MemoryError when Increasing Number of Variables

[LucasBoTang]

Description:

I encountered a MemoryError while solving a problem that involves a large number of decision variables and parameters. The error appears when the problem size exceeds 16 decision variables and parameters, which should be a resonable size. However, the code functions correctly for smaller problem sizes, such as 15 or fewer variables and parameters.

Code:

It is a multiple knapsack problem with parametric objective coefficients. You can find code within the link or blow.

"""
Parametric Multi-Dimensional Knapsack
"""

import numpy as np
import neuromancer as nm

def knapsack(var_keys, param_keys, weights, caps, penalty_weight=100):
    # mutable parameters
    params = {}
    for p in param_keys:
        params[p] = nm.constraint.variable(p)
    # decision variables
    vars = {}
    for v in var_keys:
        vars[v] = nm.constraint.variable(v)
    obj = [get_obj(vars, params)]
    constrs = get_constrs(vars, weights, caps, penalty_weight)
    return obj, constrs

def get_obj(vars, params):
    """
    Get neuroMANCER objective component
    """
    # get decision variables
    x, = vars.values()
    # get mutable parameters
    c = params.values()
    # objective function c^T x
    f = sum(- ci * xi for ci, xi in zip(c, x))
    obj = f.minimize(weight=1.0, name="obj")
    return obj

def get_constrs(vars, weights, caps, penalty_weight):
    """
    Get neuroMANCER constraint component
    """
    # problem size
    dim, num_var = weights.shape
    # get decision variables
    x, = vars.values()
    # constraints
    constraints = []
    for i in range(dim):
        g = sum(weights[i, j] * x[:, j] for j in range(num_var))
        con = penalty_weight * (g <= caps[i])
        con.name = "cap_{}".format(i)
        constraints.append(con)
    return constraints

if __name__ == "__main__":

    import torch
    from torch import nn

    # random seed
    np.random.seed(42)
    torch.manual_seed(42)

    # init
    num_var = 32      # number of variables
    #num_var = 15      # number of variables
    dim = 2           # dimension of constraints
    caps = [20] * dim # capacity
    num_data = 5000   # number of data
    test_size = 1000  # number of test size
    val_size = 1000   # number of validation size

    # data sample from PyEPO
    import pyepo
    # generate data
    weights, x, c = pyepo.data.knapsack.genData(num_data=num_data, num_features=5,
                                                num_items=num_var, dim=dim,
                                                deg=4, noise_width=0.5)
    c_samples = torch.FloatTensor(c)
    data = {"c":c_samples}
    # data split
    from src.utlis import data_split
    data_train, data_test, data_dev = data_split(data, test_size=test_size, val_size=val_size)
    # torch dataloaders
    from torch.utils.data import DataLoader
    loader_train = DataLoader(data_train, batch_size=32, num_workers=0,
                              collate_fn=data_train.collate_fn, shuffle=True)
    loader_test  = DataLoader(data_test, batch_size=32, num_workers=0,
                              collate_fn=data_test.collate_fn, shuffle=True)
    loader_dev   = DataLoader(data_dev, batch_size=32, num_workers=0,
                              collate_fn=data_dev.collate_fn, shuffle=True)

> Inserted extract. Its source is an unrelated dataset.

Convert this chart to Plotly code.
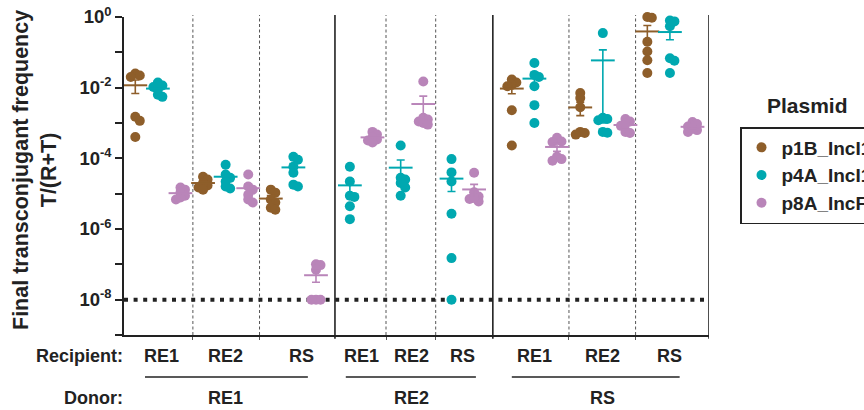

    # get objective function & constraints
    obj, constrs = knapsack(["x"], ["c"], weights=weights, caps=caps, penalty_weight=100)

    # define neural architecture for the solution map smap(c) -> x
    import neuromancer as nm
    func = nm.modules.blocks.MLP(insize=num_var, outsize=num_var, bias=True,
                                 linear_map=nm.slim.maps["linear"],
                                 nonlin=nn.ReLU, hsizes=[64]*2)
    components = [nm.system.Node(func, ["c"], ["x"], name="smap")]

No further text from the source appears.